What this means is that now we can take risks, expanding our “beautiful, flawed fiction” into limitless new story worlds. This past month saw the arrival of Domee Shi’s “Turning Red,” an animated feature addressing the trials of puberty through a gleefully unexpected lens; “Umma,” Iris Shim’s horror film starring Sandra Oh as a woman with mommy issues of the call-an-exorcist variety; Kogonada’s “After Yang,” a layered science fiction meditation on race, technology and the meaning of family; “Pachinko,” the unimaginably ambitious Apple TV+ adaptation of Min Jin Lee’s book of the same name; and yes, of course, “Everything Everywhere All At Once,” from Daniels Kwan and Scheinert.

Each of these tales is intrinsically Asian (North) American, yet stretches the meaning of that identity across breathtaking new frontiers: In short, like us, they’re wildly varied, yet intrinsically intertwined; improbably different, yet deeply connected by common purpose and a shared identity.

That’s the promise the next decades hold, as we continue to encode meaning into a term that was once empty, to add canonical flesh to a cultural skeleton, to build solidarity and community in growing, aggregate layers: that our Asian America will become steadily less fictional, less flawed, more beautiful.
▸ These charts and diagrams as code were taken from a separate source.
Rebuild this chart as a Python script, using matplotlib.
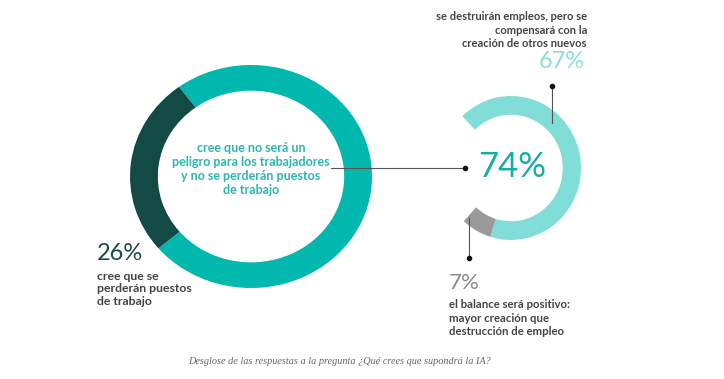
import matplotlib.pyplot as plt

# datos
big_values = [74, 26]
big_colors = ["#00B8AE", "#134A45"]
small_values = [67, 7, 26]
small_colors = ["#80DDD8", "#9A9A9A", "none"]

pct_main = "74%"
pct_lost = "26%"
pct_comp = "67%"
pct_pos = "7%"
txt_main = "cree que no será un\npeligro para los trabajadores\ny no se perderán puestos\nde trabajo"
txt_lost = "cree que se\nperderán puestos\nde trabajo"
txt_comp = "se destruirán empleos, pero se\ncompensará con la\ncreación de otros nuevos"
txt_pos = "el balance será positivo:\nmayor creación que\ndestrucción de empleo"
caption = "Desglose de las respuestas a la pregunta ¿Qué crees que supondrá la IA?"

W, H = 724, 379
fig = plt.figure(figsize=(W / 100, H / 100), dpi=100)
fig.patch.set_facecolor("white")


def px_axes(x0, y0, x1, y1):
    # caja en pixeles (y hacia abajo) -> fracciones de figura
    return fig.add_axes([x0 / W, (H - y1) / H, (x1 - x0) / W, (y1 - y0) / H])


# donut grande
ax1 = px_axes(130, 65, 372, 288)
ax1.pie(big_values, colors=big_colors, startangle=126.5, counterclock=False,
        wedgeprops=dict(width=0.23, linewidth=0))
ax1.set_aspect("auto")
ax1.set_xlim(-1, 1)
ax1.set_ylim(-1, 1)
ax1.axis("off")

# donut pequeño
ax2 = px_axes(441, 96, 581, 240)
ax2.pie(small_values, colors=small_colors, startangle=134, counterclock=False,
        wedgeprops=dict(width=0.26, linewidth=0))
ax2.set_aspect("auto")
ax2.set_xlim(-1, 1)
ax2.set_ylim(-1, 1)
ax2.axis("off")

# capa de textos y lineas en pixeles
ax = fig.add_axes([0, 0, 1, 1])
ax.set_xlim(0, W)
ax.set_ylim(H, 0)
ax.axis("off")
ax.patch.set_alpha(0)

sans = "Lato"
dark = "#444444"

ax.text(251, 169, txt_main, ha="center", va="center", fontsize=9, fontfamily=sans,
        fontweight="bold", color="#2DB6AE", linespacing=1.2)
ax.text(512, 167, pct_main, ha="center", va="center", fontsize=25, fontfamily=sans,
        fontweight="normal", color="#17ADA4")
ax.text(97, 254, pct_lost, ha="left", va="center", fontsize=17, fontfamily=sans,
        fontweight="normal", color="#1D4A47")
ax.text(97, 289, txt_lost, ha="left", va="center", fontsize=8.8, fontfamily=sans,
        fontweight="bold", color=dark, linespacing=1.15)
ax.text(587, 30, txt_comp, ha="right", va="center", multialignment="right", fontsize=8,
        fontfamily=sans, fontweight="bold", color=dark, linespacing=1.3)
ax.text(585, 62, pct_comp, ha="right", va="center", fontsize=17, fontfamily=sans,
        fontweight="normal", color="#8EDDD8")
ax.text(449, 283, pct_pos, ha="left", va="center", fontsize=16, fontfamily=sans,
        fontweight="normal", color="#8A8A8A")
ax.text(449, 318, txt_pos, ha="left", va="center", fontsize=8.2, fontfamily=sans,
        fontweight="bold", color=dark, linespacing=1.3)
ax.text(339, 362, caption, ha="center", va="center", fontsize=7.4,
        fontfamily="Liberation Serif", style="italic", color="#666666")

# lineas guia
ax.plot([331, 465], [168, 168], color="#555555", lw=0.8)
ax.plot([465], [168], "o", color="#111111", ms=3)
ax.plot([552, 552], [86, 123], color="#555555", lw=0.8)
ax.plot([552], [86], "o", color="#111111", ms=3)
ax.plot([469, 469], [218, 258], color="#555555", lw=0.8)
ax.plot([469], [258], "o", color="#111111", ms=3)

fig.savefig("out.png", dpi=100, facecolor="white")
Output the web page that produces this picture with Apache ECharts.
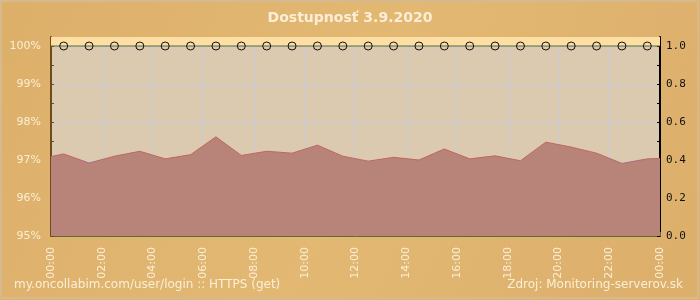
<!DOCTYPE html>
<html><head><meta charset="utf-8">
<script src="https://cdn.jsdelivr.net/npm/echarts@6/dist/echarts.min.js"></script>
<style>html,body{margin:0;padding:0;background:#dfb36d}#c{width:700px;height:300px}</style>
</head><body><div id="c"></div>
<script>
const titleText = 'Dostupnosť 3.9.2020';
const footerLeft = 'my.oncollabim.com/user/login :: HTTPS (get)';
const footerRight = 'Zdroj: Monitoring-serverov.sk';
// hours of day (0 = 00:00, 24 = next 00:00)
const hours = [0, 0.5, 1.5, 2.5, 3.5, 4.5, 5.5, 6.5, 7.5, 8.5, 9.5, 10.5, 11.5, 12.5, 13.5, 14.5, 15.5, 16.5, 17.5, 18.5, 19.5, 20.5, 21.5, 22.5, 23.5, 24];
// availability in percent
const availability = [97.09, 97.16, 96.92, 97.10, 97.23, 97.03, 97.14, 97.61, 97.12, 97.23, 97.18, 97.39, 97.10, 96.97, 97.07, 97.00, 97.29, 97.03, 97.11, 96.98, 97.47, 97.34, 97.18, 96.91, 97.03, 97.04];
// status (right axis), 1 = up
const status = [1, 1, 1, 1, 1, 1, 1, 1, 1, 1, 1, 1, 1, 1, 1, 1, 1, 1, 1, 1, 1, 1, 1, 1, 1, 1];
const xTicks = ['00:00','02:00','04:00','06:00','08:00','10:00','12:00','14:00','16:00','18:00','20:00','22:00','00:00'];

const chart = echarts.init(document.getElementById('c'), null, {renderer: 'canvas'});
const cream = '#fbeed6';
const yMax = 100 + 9 / 38;
const rMax = 1 + 9 / 190;
chart.setOption({
  animation: false,
  backgroundColor: {
    type: 'linear', x: 0, y: 0, x2: 1, y2: 1,
    colorStops: [{offset: 0, color: '#ddb06a'}, {offset: 0.5, color: '#e2b873'}, {offset: 1, color: '#dcaf6b'}]
  },
  graphic: [
    {type: 'rect', shape: {x: 1, y: 1, width: 697, height: 297}, style: {fill: 'none', stroke: '#d6b98c', lineWidth: 2}},
    {type: 'text', left: 'center', top: 11, style: {text: titleText, fill: cream, font: 'bold 14px "DejaVu Sans"'}},
    {type: 'text', left: 14, top: 279, style: {text: footerLeft, fill: cream, font: '12px "DejaVu Sans"'}},
    {type: 'text', right: 17, top: 279, style: {text: footerRight, fill: cream, font: '12px "DejaVu Sans"'}}
  ],
  grid: {left: 51, right: 40, top: 37, bottom: 64, show: true, backgroundColor: '#dccab0', borderWidth: 0},
  xAxis: {
    type: 'value', min: 0, max: 24, interval: 2,
    axisLine: {show: true, onZero: false, lineStyle: {color: '#5b6b35', width: 1}},
    axisTick: {show: true, inside: true, length: 4, lineStyle: {color: '#5b6b35'}},
    minorTick: {show: true, splitNumber: 4, length: 3, lineStyle: {color: '#5b6b35'}},
    splitLine: {show: true, lineStyle: {color: '#c9cbd6', width: 1}},
    axisLabel: {
      rotate: 90, margin: 11, color: cream, fontFamily: 'DejaVu Sans', fontSize: 11,
      formatter: v => xTicks[Math.round(v / 2)]
    }
  },
  yAxis: [{
    type: 'value', min: 95, max: yMax, interval: 1, position: 'left',
    axisLine: {show: true, lineStyle: {color: '#6d4b1c', width: 2}},
    axisTick: {show: true, inside: true, length: 3, lineStyle: {color: '#6d4b1c'}},
    minorTick: {show: true, splitNumber: 2, length: 3, lineStyle: {color: '#6d4b1c'}},
    splitLine: {show: true, lineStyle: {color: '#c9cbd6', width: 1}},
    axisLabel: {
      color: cream, fontFamily: 'DejaVu Sans', fontSize: 11, margin: 10,
      formatter: v => (Math.abs(v - Math.round(v)) < 1e-6 ? Math.round(v) + '%' : '')
    }
  }, {
    type: 'value', min: 0, max: rMax, interval: 0.2, position: 'right',
    axisLine: {show: true, lineStyle: {color: '#000000', width: 2}},
    axisTick: {show: true, inside: true, length: 3, lineStyle: {color: '#000'}},
    minorTick: {show: true, splitNumber: 2, length: 3, lineStyle: {color: '#000'}},
    splitLine: {show: false},
    axisLabel: {
      color: '#111', fontFamily: 'DejaVu Sans Mono', fontSize: 11, margin: 6,
      formatter: v => (Math.abs(v * 5 - Math.round(v * 5)) < 1e-6 ? v.toFixed(1) : '')
    }
  }],
  series: [{
    type: 'line', yAxisIndex: 0, data: [], z: 1,
    markArea: {
      silent: true,
      itemStyle: {color: '#fddfa6'},
      data: [[{yAxis: 100}, {yAxis: yMax}]]
    }
  }, {
    type: 'line', yAxisIndex: 0,
    data: hours.map((h, i) => [h, availability[i]]),
    symbol: 'none', smooth: false,
    lineStyle: {color: '#c0675c', width: 1},
    areaStyle: {color: '#b8847a', opacity: 1, origin: 'start'},
    z: 2
  }, {
    type: 'line', yAxisIndex: 1,
    data: hours.map((h, i) => ({
      value: [h, status[i]],
      symbol: (h === 0 || h === 24) ? 'none' : 'circle'
    })),
    symbolSize: 8, showSymbol: true,
    itemStyle: {color: 'rgba(0,0,0,0)', borderColor: '#111', borderWidth: 1},
    lineStyle: {color: '#5b6b35', width: 1.2},
    z: 5
  }]
});
</script></body></html>
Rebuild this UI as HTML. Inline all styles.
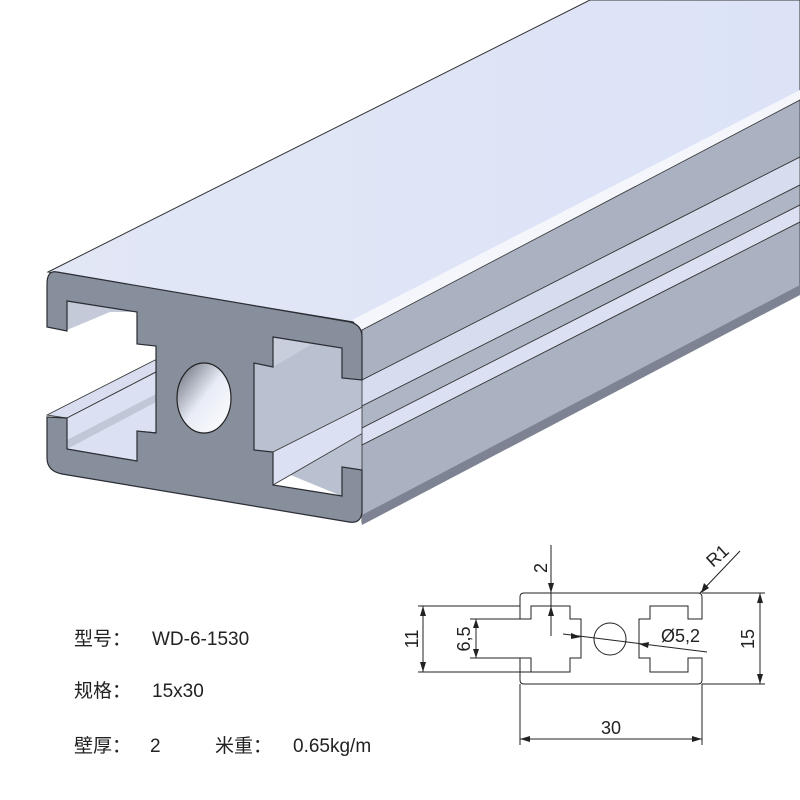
<!DOCTYPE html>
<html><head><meta charset="utf-8"><style>
html,body{margin:0;padding:0;background:#fff;}
svg{display:block;}
.t{font-family:"Liberation Sans","Noto Sans CJK SC",sans-serif;font-size:19px;fill:#222;}
.d{font-family:"Liberation Sans",sans-serif;font-size:18px;fill:#222;}
</style></head><body>
<svg width="800" height="800" viewBox="0 0 800 800" xmlns="http://www.w3.org/2000/svg">
<defs>
<linearGradient id="hole" x1="0" y1="0" x2="1" y2="1">
<stop offset="0" stop-color="#606674"/><stop offset="0.5" stop-color="#e8ecf6"/><stop offset="1" stop-color="#ffffff"/>
</linearGradient>
<linearGradient id="topg" x1="0" y1="0" x2="1" y2="0">
<stop offset="0" stop-color="#e2e7f6"/><stop offset="1" stop-color="#dce3f7"/>
</linearGradient>
<clipPath id="slot"><rect x="250" y="300" width="112" height="230"/></clipPath>
</defs>
<!-- right slot interior (behind) -->
<g clip-path="url(#slot)">
<polygon points="254,337 400,262 400,520 254,460" fill="#b9c0cf"/>
<polygon points="273,452 420,378 420,400 273,485" fill="#dbe1f2" stroke="#333" stroke-width="0.8"/>
<polygon points="273,337 420,262 420,280 273,367" fill="#c8cedc"/>
</g>
<!-- top face -->
<polygon points="48,272 590,0 800,0 800,93 360,323" fill="url(#topg)" stroke="#333" stroke-width="1"/>
<polygon points="352,320 800,90 800,100 362,330" fill="#f4f6fc"/>
<!-- right side bands -->
<polygon points="362,330 800,100 800,157 362,380" fill="#aab1c1" stroke="#333" stroke-width="0.8"/>
<polygon points="362,380 800,157 800,185 362,406" fill="#d6ddef" stroke="#333" stroke-width="0.8"/>
<polygon points="362,406 800,185 800,205 362,428" fill="#aeb5c5" stroke="#333" stroke-width="0.8"/>
<polygon points="362,428 800,205 800,222 362,445" fill="#dbe1f2" stroke="#333" stroke-width="0.8"/>
<polygon points="362,445 800,222 800,293 362,523" fill="#aab1c1" stroke="#333" stroke-width="0.8"/>
<polygon points="362,515 800,285 800,295 362,525" fill="#7d8392"/>
<!-- left upper slot underside -->
<polygon points="67,301 137,312 110,312 67,330" fill="#c4cad8"/>
<!-- left lower channel -->
<polygon points="47,415 155,360 175,362 67,418" fill="#d8def0" stroke="#333" stroke-width="0.8"/>
<polygon points="67,418 160,370 160,433 137,431 137,461 67,449" fill="#dbe1f2" stroke="#333" stroke-width="0.8"/>
<polygon points="67,440 160,392 160,400 67,449" fill="#c0c7d6"/>
<!-- front face -->
<path d="M57,272 L350,322 Q362,325 362,337 L362,380 L342,378 L342,348 L273,337 L273,367 L254,363 L254,450 L273,452 L273,485 L342,496 L342,467 L362,470 L362,512 Q361,524 349,522 L62,474 Q47,471 47,458 L47,417 L67,418 L67,449 L137,461 L137,431 L156,433 L156,346 L137,344 L137,312 L67,301 L67,331 L47,327 L47,284 Q47,270 57,272 Z" fill="#878e9c" stroke="#2a2d33" stroke-width="1.2"/>
<ellipse cx="204" cy="398" rx="27" ry="35" fill="url(#hole)" stroke="#222" stroke-width="1.2"/>

<!-- text -->
<text class="t" x="74" y="645">型号：</text>
<text class="t" x="152" y="645">WD-6-1530</text>
<text class="t" x="74" y="697">规格：</text>
<text class="t" x="152" y="697">15x30</text>
<text class="t" x="74" y="752">壁厚：</text>
<text class="t" x="150" y="752">2</text>
<text class="t" x="215" y="752">米重：</text>
<text class="t" x="293" y="752">0.65kg/m</text>

<!-- drawing -->
<g fill="none" stroke="#222" stroke-width="1">
<path d="M524,593 L698,593 Q702,593 702,597 L702,619 L688,619 L688,606 L650,606 L650,619 L639,619 L639,658 L650,658 L650,672 L688,672 L688,658 L702,658 L702,680 Q702,684 698,684 L524,684 Q520,684 520,680 L520,658 L531,658 L531,672 L570,672 L570,658 L581,658 L581,619 L570,619 L570,606 L531,606 L531,619 L520,619 L520,597 Q520,593 524,593 Z"/>
<circle cx="610" cy="639" r="16"/>
<line x1="418" y1="606" x2="520" y2="606"/>
<line x1="418" y1="672" x2="531" y2="672"/>
<line x1="423" y1="606" x2="423" y2="672"/>
<line x1="470" y1="619" x2="520" y2="619"/>
<line x1="470" y1="658" x2="520" y2="658"/>
<line x1="476" y1="619" x2="476" y2="658"/>
<line x1="551" y1="545" x2="551" y2="636"/>
<line x1="702" y1="593" x2="765" y2="593"/>
<line x1="702" y1="684" x2="765" y2="684"/>
<line x1="760" y1="593" x2="760" y2="684"/>
<line x1="520" y1="684" x2="520" y2="745"/>
<line x1="702" y1="684" x2="702" y2="745"/>
<line x1="520" y1="739" x2="702" y2="739"/>
<line x1="700" y1="593" x2="740" y2="551"/>
<line x1="563" y1="634" x2="707" y2="652"/>
</g>
<g fill="#222">
<polygon points="423,606 420,616 426,616"/><polygon points="423,672 420,662 426,662"/>
<polygon points="476,619 473,628 479,628"/><polygon points="476,658 473,649 479,649"/>
<polygon points="551,593 548,583 554,583"/><polygon points="551,606 548,616 554,616"/>
<polygon points="760,593 757,603 763,603"/><polygon points="760,684 757,674 763,674"/>
<polygon points="520,739 530,736 530,742"/><polygon points="702,739 692,736 692,742"/>
<polygon points="701,593 704,583 709,588"/>
<polygon points="581,637 571,633 571,639"/><polygon points="639,644 649,642 648,648"/>
</g>
<text class="d" transform="translate(547,568) rotate(-90)" text-anchor="middle">2</text>
<text class="d" transform="translate(418,639) rotate(-90)" text-anchor="middle">11</text>
<text class="d" transform="translate(470,639) rotate(-90)" text-anchor="middle">6,5</text>
<text class="d" transform="translate(754,639) rotate(-90)" text-anchor="middle">15</text>
<text class="d" x="611" y="734" text-anchor="middle">30</text>
<text class="d" x="661" y="642">Ø5,2</text>
<text class="d" transform="translate(713,568) rotate(-42)">R1</text>
</svg>
</body></html>
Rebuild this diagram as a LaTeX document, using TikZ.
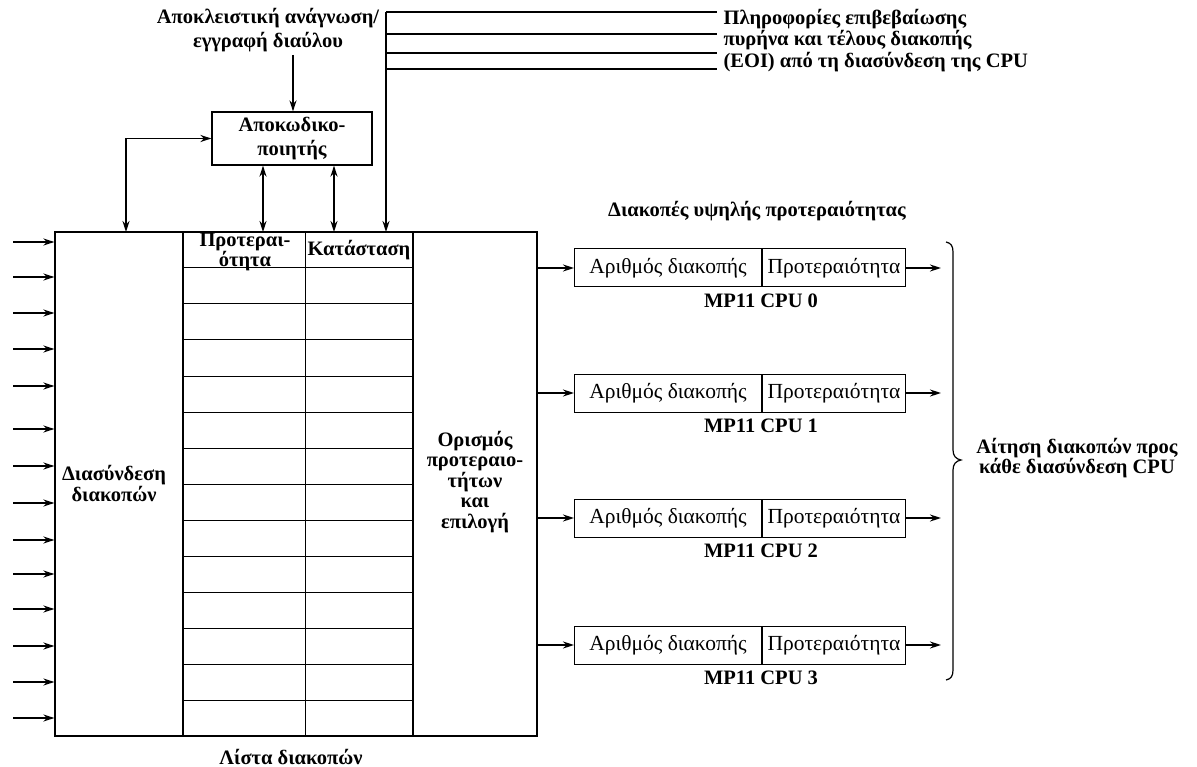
\documentclass[tikz,border=0pt]{standalone}
\usepackage{fontspec}
\setmainfont{Liberation Serif}
\usetikzlibrary{arrows.meta,calc}
\begin{document}
\begin{tikzpicture}[x=1pt,y=-1pt,line width=1.1pt,
  box/.style={draw,inner sep=0pt,line width=1.2pt},
  lbl/.style={font=\bfseries\fontsize{20.5}{21}\selectfont,align=center,inner sep=0pt},
  cell/.style={draw,inner sep=0pt,minimum height=38pt,line width=1pt,font=\fontsize{21.5}{22}\selectfont},
  arr/.style={-{Stealth[length=11pt,width=7pt]},line width=1.6pt},
  darr/.style={{Stealth[length=11pt,width=7pt]}-{Stealth[length=11pt,width=7pt]},line width=1.6pt}]
\useasboundingbox (0,0) rectangle (1197,767);

% three blocks of the distributor
\node[box,minimum width=128pt,minimum height=504pt] (intf) at (119,484) {};
\node[box,minimum width=230pt,minimum height=504pt] (list) at (298,484) {};
\node[box,minimum width=124pt,minimum height=504pt] (sel) at (475,484) {};
\node[lbl] (intftxt) at (114,483.5) {Διασύνδεση\\διακοπών};
\node[lbl,font=\bfseries\fontsize{20.5}{20.5}\selectfont] (seltxt) at (475,482) {Ορισμός\\προτεραιο-\\τήτων\\και\\επιλογή};

% interrupt list table
\draw[line width=1pt] (305,232) -- (305,736);
\foreach \i in {0,...,12}
  \draw[line width=1pt] (183,268+36*\i) -- (413,268+36*\i);
\node[lbl,font=\bfseries\fontsize{20.5}{16}\selectfont] (hprio) at (245,252) {Προτεραι-\\ότητα};
\node[lbl] (hstate) at (359,250) {Κατάσταση};
\node[lbl] (listtxt) at (291,757) {Λίστα διακοπών};

% interrupt inputs
\foreach \y [count=\k] in {242,277,313,349,386,429,466,503,540,574,609,646,682,718} {
  \coordinate (in\k) at (13,\y);
  \draw[arr] (in\k) -- (in\k -| intf.west);
}

% decoder and bus access
\node[box,minimum width=160pt,minimum height=53pt,lbl,font=\bfseries\fontsize{20.5}{24}\selectfont] (dec) at (292,138.5) {Αποκωδικο-\\ποιητής};
\node[lbl,font=\bfseries\fontsize{20.5}{24}\selectfont] (bus) at (268,30) {Αποκλειστική ανάγνωση/\\εγγραφή διαύλου};
\coordinate (busend) at (293,55);
\draw[arr] (busend) -- (busend |- dec.north);
\coordinate (dl) at (126,232);
\draw[darr] (dl) |- (dec.west);
\coordinate (pa) at (263,232);
\coordinate (sa) at (334,232);
\draw[darr] (pa |- dec.south) -- (pa);
\draw[darr] (sa |- dec.south) -- (sa);

% acknowledge / EOI lines from the CPU interface
\coordinate (eoi) at (386,232);
\coordinate (eoitop) at (386,12);
\draw[arr] (eoitop) -- (eoi);
\foreach \y in {12,34,53,69}
  \draw[line width=1.4pt] (386,\y) -- (717,\y);
\node[lbl,align=left,anchor=west,font=\bfseries\fontsize{20.5}{21.5}\selectfont] (eoitxt) at (723,40.5)
  {Πληροφορίες επιβεβαίωσης\\πυρήνα και τέλους διακοπής\\(EOI) από τη διασύνδεση της CPU};

% per-CPU highest priority interrupts
\node[lbl] (hp) at (757,211) {Διακοπές υψηλής προτεραιότητας};
\foreach \i/\y in {0/268,1/393,2/518,3/645} {
  \node[cell,minimum width=187pt,anchor=west] (num\i) at (574,\y) {Αριθμός διακοπής};
  \node[cell,minimum width=143pt,anchor=west] (pri\i) at (num\i.east) {Προτεραιότητα};
  \node[lbl] (cpu\i) at (761,\y+33) {MP11 CPU \i};
  \draw[arr] (sel.east |- num\i.west) -- (num\i.west);
  \coordinate (out\i) at (941,\y);
  \draw[arr] (pri\i.east) -- (out\i);
}

% brace grouping the CPU requests
\draw[line width=1.2pt] (946,242) .. controls (951,243) and (953,246) .. (953,252)
  -- (953,450) .. controls (953,456) and (956,459) .. (961,460)
  .. controls (956,461) and (953,464) .. (953,470)
  -- (953,670) .. controls (953,676) and (951,679) .. (946,680);
\node[lbl,font=\bfseries\fontsize{20.5}{19}\selectfont] (req) at (1077,458) {Αίτηση διακοπών προς\\κάθε διασύνδεση CPU};
\end{tikzpicture}
\end{document}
Yes, we’re a work in progress, but we’re still working and still making progress, and the success that we have in overcoming our differences and finding common ground has the potential to be a model for the whole of our fragmented nation. If Asians, America’s most Everything Bagel population, can learn to accept and integrate our multiversal selves, why can’t the entirety of these not-so-United States figure it out?

It’s just a matter of weaving together our individual tales by telling them to one another and to the world. To quote Jamie Lee Curtis, who plays “Everything Everywhere”‘s antagonist, Deirdre Beaubeirdra: “You may just see a pile of receipts, but I see a story.” And to quote Ke Huy Quan, who plays its romantic hero, Waymond Wang: “Every rejection, every disappointment has led you here to this moment. Don’t let anything distract you from it.”

And finally, to quote Michelle Yeoh’s Evelyn Wang herself, as she slowly discovers she has the ability to connect to all of her many multiversal variants, drawing from their memories, their experiences and even their skills to fuel her own fight for the future: “I am paying attention.”